Saturday, May 22, 2010

Florida: intense red tide bloom may be linked to 2004 hurricane season

By Kerry Schofield

ST. PETERSBURG — A study by the University of South Florida reported that a widespread red tide bloom in 2005 may have been caused by high amounts of submarine groundwater discharge from the 2004 hurricane season. The red tide bloom affected coastal waters off west-central Florida from January 2005 through January 2006. It killed fish, turtles, birds, marine mammals and organisms living near the ocean bottom.

University of South Florida St. Petersburg Associate Professor Chuanmin Hu is a researcher in optical oceanography with the college of marine science. He studies toxic algal bloom images from the Moderate-Resolution Imaging Spectroradiometer Fluorescence Line Height (MODIS FLH) NASA satellite.

“My expertise is to look at this alga from space, Hu said. “It’s just like taking a photo.”

Hu explained that the MODIS satellite sees ocean algae, river runoff, oil, and suspended particle forms in different shades of black. An algorithm is applied to the images that determines what type of substance is present. Once red tide is confirmed by satellite imagery, the Fish and Wildlife Research Institute in Florida collects water samples for testing to determine if the toxic algae is present.

“It can be seen in patches if it’s 20 miles off shore,” Hu said. “We look at primarily the west Florida shelf, our neighborhood, off the eastern Gulf of Mexico.”

Hu said the red tide patches are measured in pixels. Each pixel is associated with an estimated area the size of one square kilometer or 200 meters. The widespread bloom in 2005 was equivalent to 50 times the size of Lake Okeechobee and covered the entire west Florida shelf with depths up to 150 feet. Typically, a red time bloom is three to five times the size.

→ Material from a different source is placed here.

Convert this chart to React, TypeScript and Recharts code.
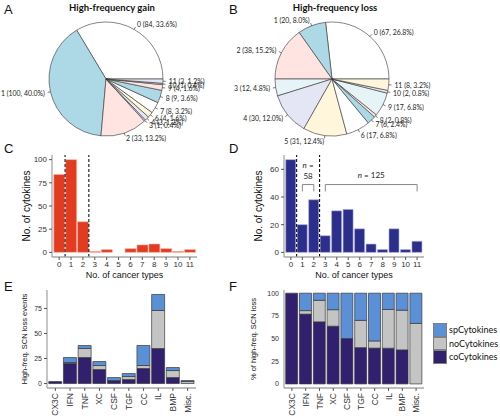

The 2006 study suggests higher than average rainfall from the 2004 hurricane season caused elevated groundwater runoff that provided nitrogen-rich food for the massive 2005 red tide bloom. Hu explained that red tide is a tiny, leafy plant about the size of a strand of hair. The toxic plant can swim and shake and is a living species.

“During daytime, if they need light, they swim to the surface and at night, they swim to the bottom,” Hu said. “They are very smart.”

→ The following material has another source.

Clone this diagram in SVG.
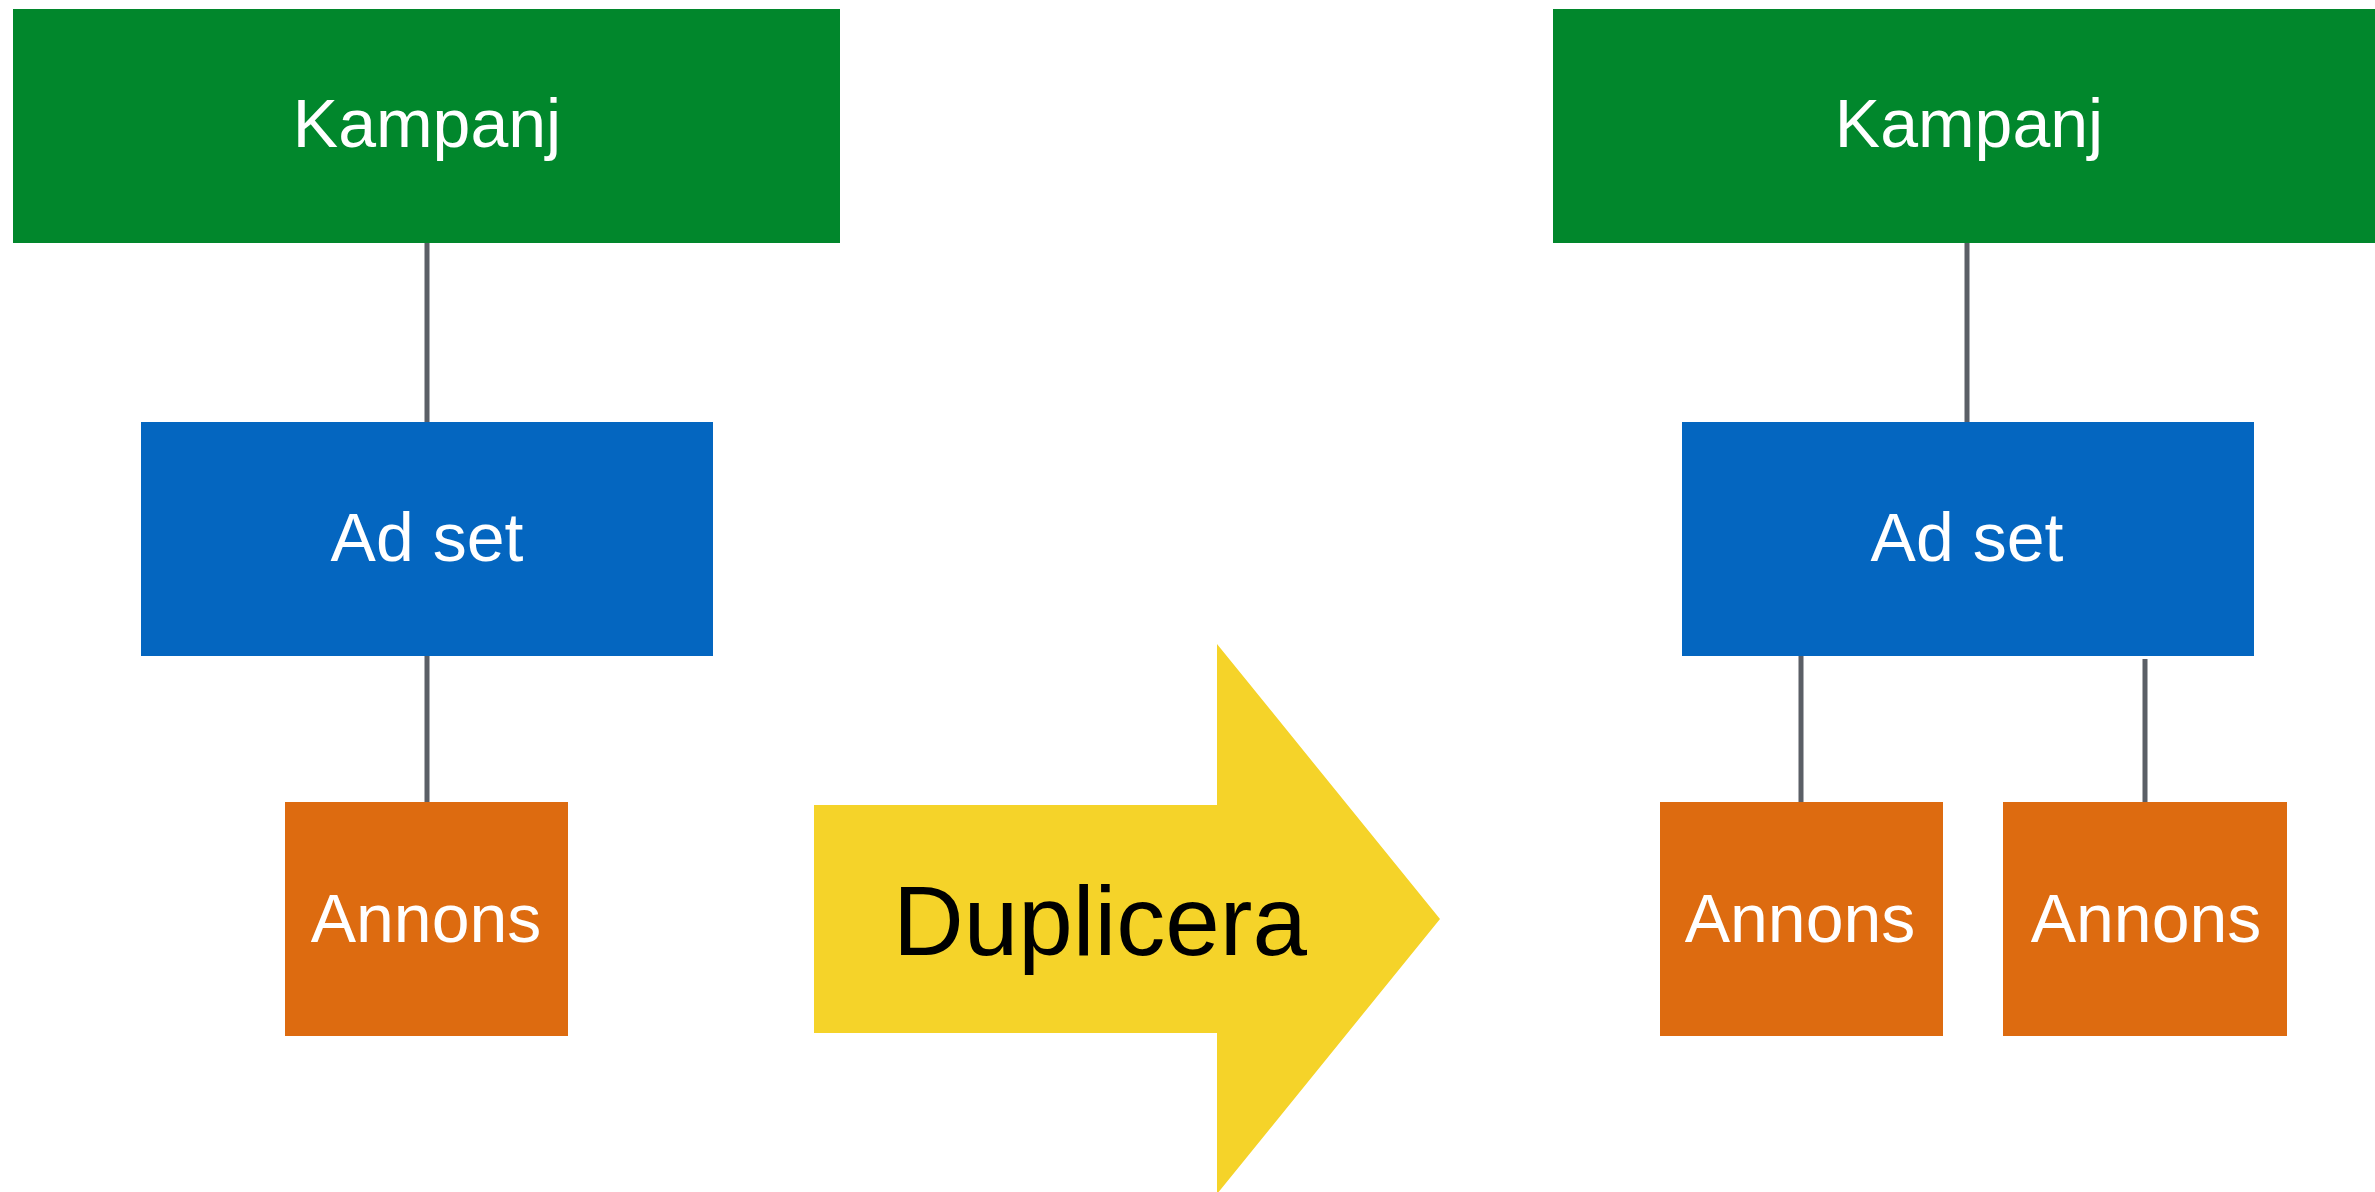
<svg xmlns="http://www.w3.org/2000/svg" width="2375" height="1192" viewBox="0 0 2375 1192">
<style>
.kamp{fill:#01872C}
.adset{fill:#0466C0}
.ad{fill:#DD6B10}
.lbl{font-family:"Liberation Sans",Arial,sans-serif;font-size:68px;fill:#FFFFFF;text-anchor:middle}
.big{font-family:"Liberation Sans",Arial,sans-serif;font-size:98px;fill:#000000;text-anchor:middle}
.conn line{stroke:#5B5F66;stroke-width:5}
</style>
<rect width="2375" height="1192" fill="#FFFFFF"/>
<g id="connectors" class="conn">
<line x1="427" y1="243" x2="427" y2="422"/>
<line x1="427" y1="656" x2="427" y2="802"/>
<line x1="1967" y1="243" x2="1967" y2="422"/>
<line x1="1801" y1="656" x2="1801" y2="802"/>
<line x1="2145" y1="659" x2="2145" y2="802"/>
</g>
<g id="kampanj-left"><rect class="kamp" x="13" y="9" width="827" height="234"/><text class="lbl" x="427" y="147">Kampanj</text></g>
<g id="adset-left"><rect class="adset" x="141" y="422" width="572" height="234"/><text class="lbl" x="427" y="561">Ad set</text></g>
<g id="annons-left"><rect class="ad" x="285" y="802" width="283" height="234"/><text class="lbl" x="426" y="942">Annons</text></g>
<g id="duplicera"><polygon fill="#F5D329" points="814,805 1217,805 1217,644 1440,919 1217,1194 1217,1033 814,1033"/><text class="big" x="1100" y="955">Duplicera</text></g>
<g id="kampanj-right"><rect class="kamp" x="1553" y="9" width="830" height="234"/><text class="lbl" x="1969" y="147">Kampanj</text></g>
<g id="adset-right"><rect class="adset" x="1682" y="422" width="572" height="234"/><text class="lbl" x="1967" y="561">Ad set</text></g>
<g id="annons-right-1"><rect class="ad" x="1660" y="802" width="283" height="234"/><text class="lbl" x="1800" y="942">Annons</text></g>
<g id="annons-right-2"><rect class="ad" x="2003" y="802" width="284" height="234"/><text class="lbl" x="2146" y="942">Annons</text></g>
</svg>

Hu said that because red tide is a plant, it must eat nutrients to live. It eats natural fertilizers in the ocean and competes with other plants for food. Groundwater runoff provides food for the plant also.

“Any land-based runoff is a nutrient,” Hu said. “It has fertilizer, it has a lot of agricultural things and everything goes to the ocean.

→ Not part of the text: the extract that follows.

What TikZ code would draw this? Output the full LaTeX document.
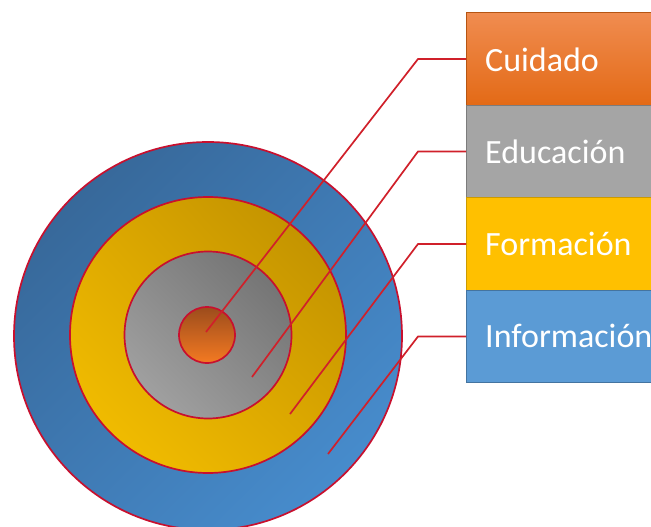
\documentclass[tikz,border=0pt]{standalone}
\usepackage{fontspec}
\setmainfont{Carlito}
\usetikzlibrary{shadings}
\definecolor{ringred}{HTML}{C8102E}
\definecolor{lead}{HTML}{D0202A}
\definecolor{bdark}{HTML}{34618F}
\definecolor{bmid}{HTML}{3F7AB4}
\definecolor{blight}{HTML}{4A93D6}
\definecolor{ydark}{HTML}{BA8C00}
\definecolor{ymid}{HTML}{DDA800}
\definecolor{ylight}{HTML}{F8C300}
\definecolor{gdark}{HTML}{6C6C6C}
\definecolor{gmid}{HTML}{8A8A8A}
\definecolor{glight}{HTML}{A9A9A9}
\definecolor{odark}{HTML}{9C4C1C}
\definecolor{olight}{HTML}{F47A22}
\definecolor{boxorangeT}{HTML}{F08C50}
\definecolor{boxorangeB}{HTML}{E36A16}
\definecolor{boxgray}{HTML}{A5A5A5}
\definecolor{boxyellow}{HTML}{FFC000}
\definecolor{boxblue}{HTML}{5B9BD5}
\tikzset{
  ring/.style={draw=ringred, line width=1.7pt},
  leader/.style={draw=lead, line width=1.7pt},
  labelbox/.style={rectangle, anchor=west, minimum width=200pt, minimum height=92.5pt,
     inner sep=0pt, line width=0.8pt},
  boxtext/.style={anchor=base west, inner sep=0pt, text=white,
     font=\fontsize{34}{38}\selectfont},
}
\begin{document}
\begin{tikzpicture}[x=1pt,y=-1pt]
\useasboundingbox (0,0) rectangle (651,527);
% target rings
\shade[ring, upper left=bdark, upper right=bmid, lower left=bmid, lower right=blight] (208,336) circle[radius=194];
\shade[ring, upper left=ymid, upper right=ydark, lower left=ylight, lower right=ymid] (208,335) circle[radius=138];
\shade[ring, upper left=gmid, upper right=gdark, lower left=glight, lower right=gmid] (208,335) circle[radius=83.5];
\shade[ring, top color=odark, bottom color=olight] (207,335) circle[radius=28];
% boxes
\node[labelbox, top color=boxorangeT, bottom color=boxorangeB, draw=boxorangeB!80!black] (cui) at (466,59) {};
\node[labelbox, fill=boxgray, draw=boxgray!75!black] (edu) at (466,151.5) {};
\node[labelbox, fill=boxyellow, draw=boxyellow!80!black] (for) at (466,244) {};
\node[labelbox, fill=boxblue, draw=boxblue!75!black] (inf) at (466,336.5) {};
\node[boxtext] (cuit) at (485,71) {Cuidado};
\node[boxtext] (edut) at (485,163) {Educación};
\node[boxtext] (fort) at (485,255) {Formación};
\node[boxtext] (inft) at (485,347) {Información};
% leader points
\coordinate (c1) at (418,59);
\coordinate (e1) at (206,332);
\coordinate (c2) at (418,151.5);
\coordinate (e2) at (252,377);
\coordinate (c3) at (418,244);
\coordinate (e3) at (290,414);
\coordinate (c4) at (418,336.5);
\coordinate (e4) at (328,454);
\draw[leader] (cui.west) -- (c1) -- (e1);
\draw[leader] (edu.west) -- (c2) -- (e2);
\draw[leader] (for.west) -- (c3) -- (e3);
\draw[leader] (inf.west) -- (c4) -- (e4);
\end{tikzpicture}
\end{document}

Hu said these plants are harmful because they contain toxins. When the plant dies, it sinks to the bottom of the ocean and releases the toxin into the water. Big fish eat small fish that have eaten the toxic plant and in turn birds eat the fish resulting in death.

“It’s a chain and there’s toxin in that algae,” Hu said. “It’s like a snake, so they die.”

Hu said that when humans inhale the toxin, they suffer from an infection and become sick. Small children with under-developed immune systems can possibly die from the toxin. Many human deaths occur worldwide from red tides. Different species of toxic algae inhabit the waters of Japan, China, Australia and England.

“In Maine, they call it brown tide,” Hu said. “It is a different species and has a different characteristic.